Callum regularly found scorpions inside her house, but after Dylan's extreme reaction to the sting, she decided to enhance her family's scorpion security by calling Scorpion Tech Termite and Pest Control, Inc.
"Taking away any place [scorpions] can hide during the day, that's helpful," said Andrew Witcher, president of Scorpion Tech.
Witcher said he often finds the pests underneath rugs, clothes and towels. "Unfortunately, they like to go where we don't want them, in people's homes."
His advice is to remove the areas in which they are most likely to hide.
For example, put potted plants on a stand to keep them off the ground.
He also suggests sealing your home and having a pest control company use the right chemicals to treat the property.
Since calling Scorpion Tech, Callum said she has not found a single scorpion inside her home.

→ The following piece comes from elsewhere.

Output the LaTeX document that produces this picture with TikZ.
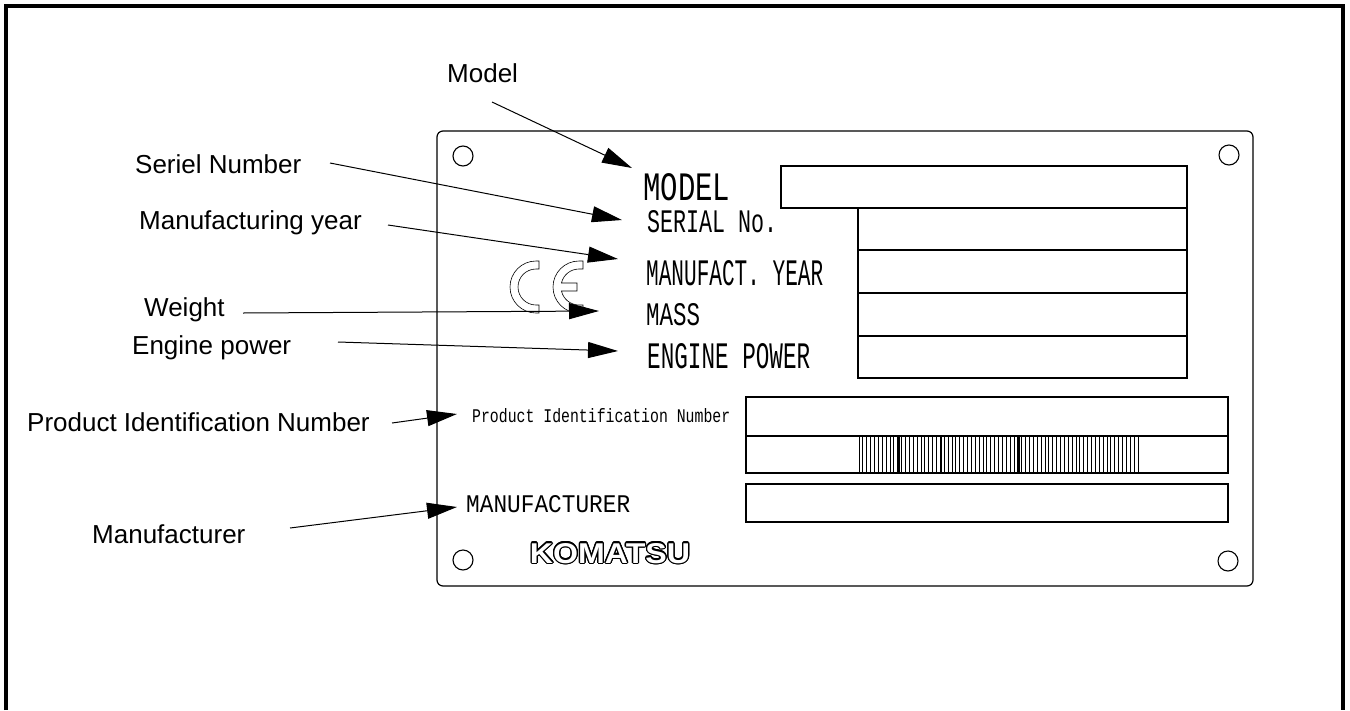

Witcher buys several of his company's tools from the website Scorpion Hunter .
According the Banner Good Samaritan Poison & Drug Information Center, the top three cities with the most scorpion stings per capita as calculated by ABC15 are Carefree, Tolleson and Litchfield Park.
"You're almost never going to find scorpions in the grass," said Dean Andrews of Ahwatukee.
Andrews is not a professional exterminator, but developed a hatred of scorpions after finding several on his property and started hunting them as a night job.
"If I'm not careful," Andrews said while focusing his black-light on a scorpion. "I will scare it into the house."
Andrews identifies himself as The Scorpion Equalizer who promises to find scorpions and kill them.
"The problem is if you move it outside," he said. "The same scorpion that you humanely moved to your yard may be the same scorpion that gets back inside a week later, pregnant."
A spokesperson for the Banner Good Samaritan Poison & Drug Information Center said that in 2012, there were 9,776 scorpion stings reported.